Caldara: Trio Sonatas

Amandine Beyer & Leila Schayegh violin, Jonathan Pešek violoncello, Jörg-Andreas Böttcher harpsichord/organ and Matthias Spaeter “liuto attiorbato
72:48
Glossa GCD922514

This fine recording combines four sonatas from Caldara’s op. 1 trios (1693) with five from his op. 2 of six years later. Broadly speaking, each of the four movement works (except op. 2/12 which – in a direct reference to Corelli – is a chaconne) from the first set are cast in the “da chiesa” style, while the others consist of a Preludio and a sequence of “dances”. He may only have 23 when his name first appeared in print, but he had definitely mastered the Roman trio sonata medium, and indeed was prepared to embellish it by liberating the role of the violoncello. The performers take this fact and the knowledge that the composer was – amongst other things – a reputed master of the instrument as justification for improvised links between sections by the cellist; while that may or may not actually have been the case, I doubt that 17th-century players spent enough time rehearsing to make decisions about when one musician would take on that responsibility, and when another – here the plucker is, for my tastes at least, a little invasive.
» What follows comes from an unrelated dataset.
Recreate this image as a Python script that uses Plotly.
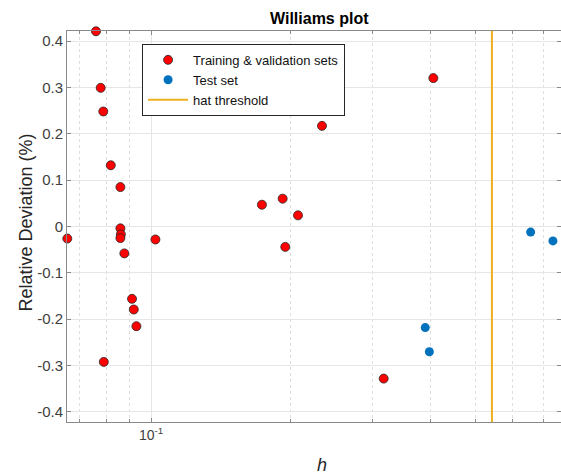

In fact, the booklet notes discuss the fact that there are four books for each set, but with slightly different designations of the two bass part; for op. 1 one is for cello, the other for organ (and yet the latter role is played on harpsichord and lute!), while the plucker’s presence is fully justified in op. 2 by the lable “Tiorba o Violone”, while the other is “Basso continuo”. So much for my gripe about the scoring… The playing is absolutely first rate, and the recorded sound perfect – each of the individual parts can clearly be heard, and the balance between treble and bass is well handled. The violinists, of course, are excellent – they toss Caldara’s melodies back and forth with gusto, and their ornaments flow naturally from the composer’s elegant lines. I doubt my wish would come true, but I would love a companion disc with the missing sonatas!